* start INPUT FOR THIS TASK *

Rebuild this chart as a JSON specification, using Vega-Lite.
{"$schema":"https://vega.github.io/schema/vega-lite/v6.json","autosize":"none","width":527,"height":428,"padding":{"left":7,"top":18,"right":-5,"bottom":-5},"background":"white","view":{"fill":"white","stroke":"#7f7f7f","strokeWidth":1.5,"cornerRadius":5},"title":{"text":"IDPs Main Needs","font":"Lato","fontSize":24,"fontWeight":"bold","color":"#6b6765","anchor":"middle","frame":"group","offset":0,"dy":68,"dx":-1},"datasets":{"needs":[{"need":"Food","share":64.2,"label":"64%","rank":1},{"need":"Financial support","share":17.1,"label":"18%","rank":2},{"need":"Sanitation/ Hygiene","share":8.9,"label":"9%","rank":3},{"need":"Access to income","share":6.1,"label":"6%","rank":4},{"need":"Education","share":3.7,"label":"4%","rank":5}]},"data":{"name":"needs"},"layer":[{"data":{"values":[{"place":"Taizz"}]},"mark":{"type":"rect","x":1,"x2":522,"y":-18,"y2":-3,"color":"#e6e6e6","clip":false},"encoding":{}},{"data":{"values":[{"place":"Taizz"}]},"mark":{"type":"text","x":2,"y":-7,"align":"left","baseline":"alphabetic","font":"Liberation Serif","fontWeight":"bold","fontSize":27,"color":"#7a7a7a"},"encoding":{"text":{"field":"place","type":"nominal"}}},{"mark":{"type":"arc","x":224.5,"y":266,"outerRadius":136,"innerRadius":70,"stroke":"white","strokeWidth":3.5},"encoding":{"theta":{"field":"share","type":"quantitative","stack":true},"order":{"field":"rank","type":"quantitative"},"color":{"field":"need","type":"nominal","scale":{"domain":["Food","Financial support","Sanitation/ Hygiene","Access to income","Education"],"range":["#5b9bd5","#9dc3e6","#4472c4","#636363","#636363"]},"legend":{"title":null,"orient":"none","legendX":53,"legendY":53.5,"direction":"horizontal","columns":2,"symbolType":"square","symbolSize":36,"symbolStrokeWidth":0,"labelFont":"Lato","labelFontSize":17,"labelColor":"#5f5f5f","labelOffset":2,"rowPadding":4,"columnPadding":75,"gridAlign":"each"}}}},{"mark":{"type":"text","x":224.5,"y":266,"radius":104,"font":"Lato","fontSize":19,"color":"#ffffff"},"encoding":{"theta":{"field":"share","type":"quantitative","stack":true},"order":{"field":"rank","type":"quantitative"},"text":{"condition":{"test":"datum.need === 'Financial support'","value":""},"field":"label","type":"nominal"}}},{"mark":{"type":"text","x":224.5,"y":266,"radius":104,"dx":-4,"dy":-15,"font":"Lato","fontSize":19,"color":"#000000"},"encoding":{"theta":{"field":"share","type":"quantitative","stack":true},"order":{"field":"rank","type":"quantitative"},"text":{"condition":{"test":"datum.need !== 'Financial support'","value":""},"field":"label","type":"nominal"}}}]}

* end INPUT FOR THIS TASK *
* start INPUT FOR THIS TASK *

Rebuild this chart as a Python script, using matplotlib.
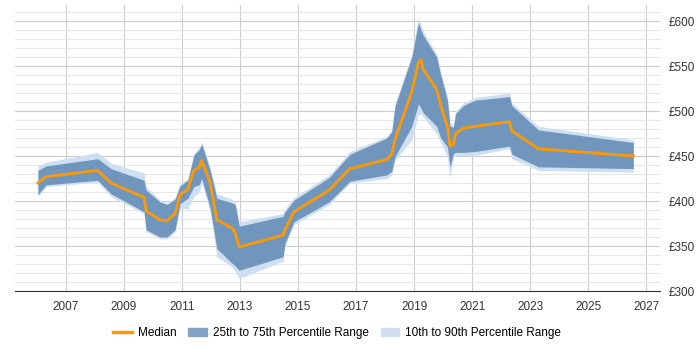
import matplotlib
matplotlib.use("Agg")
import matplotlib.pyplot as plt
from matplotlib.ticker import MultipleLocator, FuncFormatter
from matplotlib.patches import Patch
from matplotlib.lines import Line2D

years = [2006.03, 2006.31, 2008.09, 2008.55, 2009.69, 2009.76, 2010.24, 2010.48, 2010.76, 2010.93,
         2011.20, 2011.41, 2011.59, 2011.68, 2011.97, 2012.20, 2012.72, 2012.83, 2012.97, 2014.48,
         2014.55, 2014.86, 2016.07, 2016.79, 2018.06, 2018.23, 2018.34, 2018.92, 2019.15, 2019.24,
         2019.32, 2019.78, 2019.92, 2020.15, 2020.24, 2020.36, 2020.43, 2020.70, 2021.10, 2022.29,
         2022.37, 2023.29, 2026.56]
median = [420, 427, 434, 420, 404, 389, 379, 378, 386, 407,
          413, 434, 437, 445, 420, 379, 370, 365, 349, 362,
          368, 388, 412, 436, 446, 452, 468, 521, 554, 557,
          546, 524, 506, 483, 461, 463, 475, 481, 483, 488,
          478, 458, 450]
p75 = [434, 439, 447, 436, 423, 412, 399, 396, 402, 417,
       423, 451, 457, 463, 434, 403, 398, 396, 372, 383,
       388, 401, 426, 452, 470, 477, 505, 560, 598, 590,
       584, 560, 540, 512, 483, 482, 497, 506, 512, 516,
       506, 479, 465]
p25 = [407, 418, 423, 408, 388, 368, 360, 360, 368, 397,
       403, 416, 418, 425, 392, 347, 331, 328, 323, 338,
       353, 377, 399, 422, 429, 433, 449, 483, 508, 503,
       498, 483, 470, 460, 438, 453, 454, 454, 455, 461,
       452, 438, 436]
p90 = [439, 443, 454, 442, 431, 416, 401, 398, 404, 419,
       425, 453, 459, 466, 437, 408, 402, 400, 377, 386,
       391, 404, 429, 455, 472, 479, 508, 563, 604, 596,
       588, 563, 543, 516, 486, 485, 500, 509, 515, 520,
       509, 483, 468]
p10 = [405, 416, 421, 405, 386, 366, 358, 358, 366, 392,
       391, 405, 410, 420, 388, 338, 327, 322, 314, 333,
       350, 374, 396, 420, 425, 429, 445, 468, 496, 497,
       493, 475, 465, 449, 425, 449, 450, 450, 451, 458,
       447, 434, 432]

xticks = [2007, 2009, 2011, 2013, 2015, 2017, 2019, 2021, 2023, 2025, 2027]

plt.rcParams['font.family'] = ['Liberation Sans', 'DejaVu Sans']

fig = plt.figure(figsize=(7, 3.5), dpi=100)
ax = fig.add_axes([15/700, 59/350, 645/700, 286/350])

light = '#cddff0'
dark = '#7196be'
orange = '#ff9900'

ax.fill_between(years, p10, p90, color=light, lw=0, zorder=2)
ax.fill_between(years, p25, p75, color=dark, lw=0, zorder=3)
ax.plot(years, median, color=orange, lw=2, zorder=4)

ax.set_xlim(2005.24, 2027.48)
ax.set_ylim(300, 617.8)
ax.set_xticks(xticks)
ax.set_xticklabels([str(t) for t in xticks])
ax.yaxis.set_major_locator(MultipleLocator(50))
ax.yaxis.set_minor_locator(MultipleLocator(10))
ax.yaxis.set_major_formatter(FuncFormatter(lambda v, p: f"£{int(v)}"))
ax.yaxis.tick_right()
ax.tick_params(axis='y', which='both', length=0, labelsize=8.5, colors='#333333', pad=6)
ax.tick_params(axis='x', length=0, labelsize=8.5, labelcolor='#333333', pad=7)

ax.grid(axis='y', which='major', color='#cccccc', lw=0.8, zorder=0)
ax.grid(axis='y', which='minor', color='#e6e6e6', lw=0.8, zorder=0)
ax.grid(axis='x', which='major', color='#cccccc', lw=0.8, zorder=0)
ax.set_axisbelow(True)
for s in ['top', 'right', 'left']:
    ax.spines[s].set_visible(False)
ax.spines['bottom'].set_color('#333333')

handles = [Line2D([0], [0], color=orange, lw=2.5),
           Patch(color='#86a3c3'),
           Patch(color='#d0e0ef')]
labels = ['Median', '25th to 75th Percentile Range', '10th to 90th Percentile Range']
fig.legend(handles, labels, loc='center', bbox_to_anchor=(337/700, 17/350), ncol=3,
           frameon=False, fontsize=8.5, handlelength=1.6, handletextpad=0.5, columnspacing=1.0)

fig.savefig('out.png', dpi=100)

* end INPUT FOR THIS TASK *

> **WHAT TO PRODUCE**
Only the lines between the one with "Rebuild this chart as a Python" and the one with "from matplotlib.lines import Line2D", those two included, get copied from the material above. Keep it exact and free of pictures.

> **EXPECTED OUTPUT**
Rebuild this chart as a Python script, using matplotlib.
import matplotlib
matplotlib.use("Agg")
import matplotlib.pyplot as plt
from matplotlib.ticker import MultipleLocator, FuncFormatter
from matplotlib.patches import Patch
from matplotlib.lines import Line2D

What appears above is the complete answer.